The team also lost time adjusting to the new CCD and dealing with the added complications that came with its small size. Although the project’s CCD is the largest in Argentina, at 2 ½-by-2 ½ inches, it takes 50 to 60 images from the CCD to equal one photographic plate.

“The new detectors are 100 times faster, but because they are so small, in the end, you have the problem of having to combine all the individual images,” van Altena said. “It increases the complexity enormously. We will get better results, but it’s not the optimum detector for this project.”

A compilation of the data, which van Altena said was the best available of the southern sky, will be made available online early this summer, accompanied by a written description of the project in the Astronomical Journal.
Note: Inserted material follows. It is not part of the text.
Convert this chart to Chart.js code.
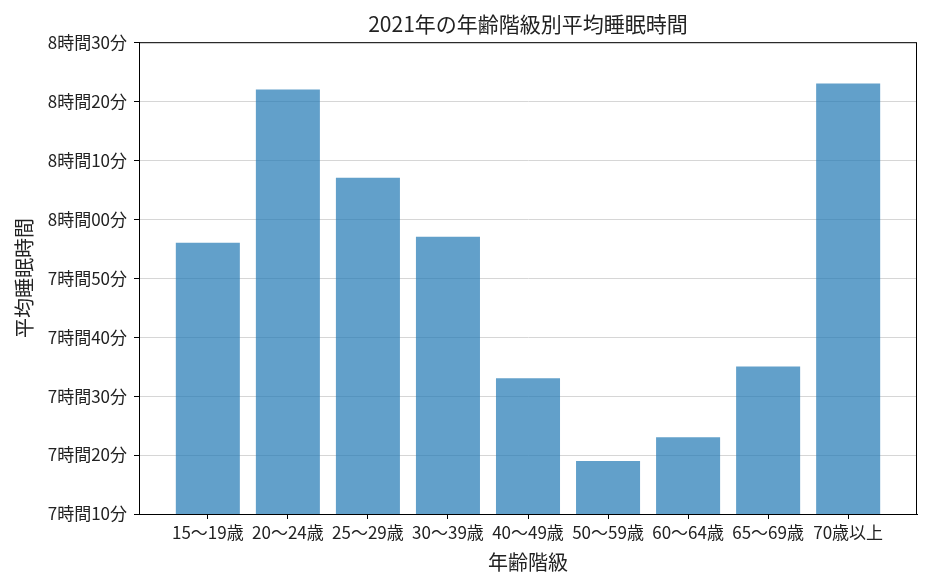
<!DOCTYPE html>
<html lang="ja">
<head>
<meta charset="utf-8">
<title>2021年の年齢階級別平均睡眠時間</title>
<script src="https://cdn.jsdelivr.net/npm/chart.js@4"></script>
<style>
    html, body { margin: 0; padding: 0; background: #fff; }
    #wrap { width: 930px; height: 581px; }
</style>
</head>
<body>
<div id="wrap"><canvas id="chart" width="930" height="581"></canvas></div>
<script>
// --- data (minutes of sleep per day) ---
const categories = ['15～19歳', '20～24歳', '25～29歳', '30～39歳', '40～49歳', '50～59歳', '60～64歳', '65～69歳', '70歳以上'];
const sleepMinutes = [476, 502, 487, 477, 453, 439, 443, 455, 503];
const yTickMinutes = [430, 440, 450, 460, 470, 480, 490, 500, 510];

const FONT = "'Noto Sans CJK JP', 'Noto Sans', sans-serif";
const TEXT = '#222';

Chart.defaults.font.family = FONT;
Chart.defaults.color = TEXT;

function fmtMinutes(v) {
    const h = Math.floor(v / 60);
    const m = String(v % 60).padStart(2, '0');
    return h + '時間' + m + '分';
}

// draw the full box like matplotlib spines
const frame = {
    id: 'frame',
    afterDatasetsDraw(chart) {
        const { ctx, chartArea: a } = chart;
        ctx.save();
        ctx.strokeStyle = '#000';
        ctx.lineWidth = 1;
        ctx.strokeRect(a.left + 0.5, a.top + 0.5, a.right - a.left - 1, a.bottom - a.top);
        ctx.restore();
    },
};

new Chart(document.getElementById('chart'), {
    type: 'bar',
    data: {
        datasets: [{
            data: sleepMinutes.map((v, i) => ({ x: i, y: v })),
            backgroundColor: 'rgba(31,119,180,0.7)',
            borderWidth: 0,
            barPercentage: 0.8,
            categoryPercentage: 1,
        }],
    },
    options: {
        responsive: false,
        animation: false,
        layout: { padding: { left: 0, right: 13, top: 0, bottom: 0 } },
        plugins: {
            legend: { display: false },
            tooltip: { enabled: false },
            title: {
                display: true,
                fullSize: false,
                text: '2021年の年齢階級別平均睡眠時間',
                font: { size: 21, weight: 'normal' },
                color: TEXT,
                padding: { top: 11, bottom: 6 },
            },
        },
        scales: {
            x: {
                type: 'linear',
                offset: false,
                min: -0.86,
                max: 8.86,
                afterBuildTicks: s => { s.ticks = categories.map((_, i) => ({ value: i })); },
                afterFit: s => { s.height = 67; },
                ticks: {
                    callback: v => categories[v],
                    font: { size: 17 },
                    color: TEXT,
                    padding: 3,
                    maxRotation: 0,
                    autoSkip: false,
                },
                grid: { drawOnChartArea: false, tickColor: '#000', tickLength: 5, offset: false },
                border: { color: '#000' },
                title: {
                    display: true,
                    text: '年齢階級',
                    font: { size: 20 },
                    color: TEXT,
                    padding: { top: 0, bottom: 7 },
                },
            },
            y: {
                min: 430,
                max: 510,
                afterBuildTicks: s => { s.ticks = yTickMinutes.map(v => ({ value: v })); },
                afterFit: s => { s.width = 139; },
                ticks: {
                    callback: v => fmtMinutes(v),
                    font: { size: 17 },
                    color: TEXT,
                    padding: 7,
                },
                grid: { color: '#d6d6d6', tickColor: '#000', tickLength: 5 },
                border: { color: '#000' },
                title: {
                    display: true,
                    text: '平均睡眠時間',
                    font: { size: 20 },
                    color: TEXT,
                    padding: { top: 12, bottom: 0 },
                },
            },
        },
    },
    plugins: [frame],
});
</script>
</body>
</html>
The online catalog will show the position, motion, brightness and colors of more than 100 million objects in the Milky Way Galaxy.

The half-dozen astronomers interviewed said the project had significant implications for future research in the field of astronomy.

Other astronomers will be able to use this extensive data to analyze previously unknown, but important, details about stars and galaxies, including the mass distribution of the Milky Way Galaxy and its total mass. Girard said he thought it was an exciting prospect to finally be able to fully determine the orbits of the Milky Way’s satellite systems, such as the Large and Small Magellanic Clouds.

“Professor van Altena and his team’s measurements of the proper motions of many thousands of stars will be a gold mine for researchers that work on the structure of the Milky Way galaxy,” astronomy professor Robert Zinn GRD ’74 said.

THE END OF AN ERA?

Despite having dedicated his entire professional life to the field, van Altena — and other professors in the Department of Astronomy — agreed that astrometry is quickly disappearing as a distinct field of study at Yale and in the United States as a whole, despite the fact that new technology has significantly broadened the horizon of possible astrometric research.

“The long and distinguished history of astrometry at Yale may be coming to an end, or at least winding down,” Richard Larson, a professor of astronomy, said. “Astrometry is no longer regarded by most astronomers as a separate discipline, but as a basic tool in the astronomer’s toolkit.”

This lack of interest, van Altena said, remains largely confined to the United States. He added that the tendency for the U.S. public and funding agencies alike to be swept up by fads — in this case, with an obsession with the origin of the universe and a disdain for the years of observation and analysis required by astrometry — has precipitated the decline in interest.

But he said foreign commitment to astrometry has continued unabated. Europe and Japan are both involved in extensive astrometric research. Most notably, the European Space Agency plans to launch a mission in December 2011 to conduct a census of more than 1,000 million stars in the Milky Way.

Van Altena said he was uncertain about the future of astronomy in the United States, adding that astronomers interested in astrometry would most likely have to go abroad to conduct astrometric research.

“The U.S. is only interested in cosmology — they have completely lost sight of maintaining any kind of balance,” van Altena said. “The NSF has not funded a single grant in astrometry in the past two years.”

Van Altena, who taught the last graduate-level astrometry course in the United States in 2004, has spent recent years trying to generate enthusiasm for his field of study, giving talks and even preparing a course tailored to attract students to astrometry, not only at Yale but at universities across the country.

He is currently in the process of editing a graduate-level introductory textbook on astrometry — the first to be written on the subject — which he said will be sent to the Cambridge University Press by June.

“He deserves much credit for his efforts,” Girard said. “I, as well as others, remain hopeful that he will succeed in maintaining astrometric research at Yale and elsewhere.”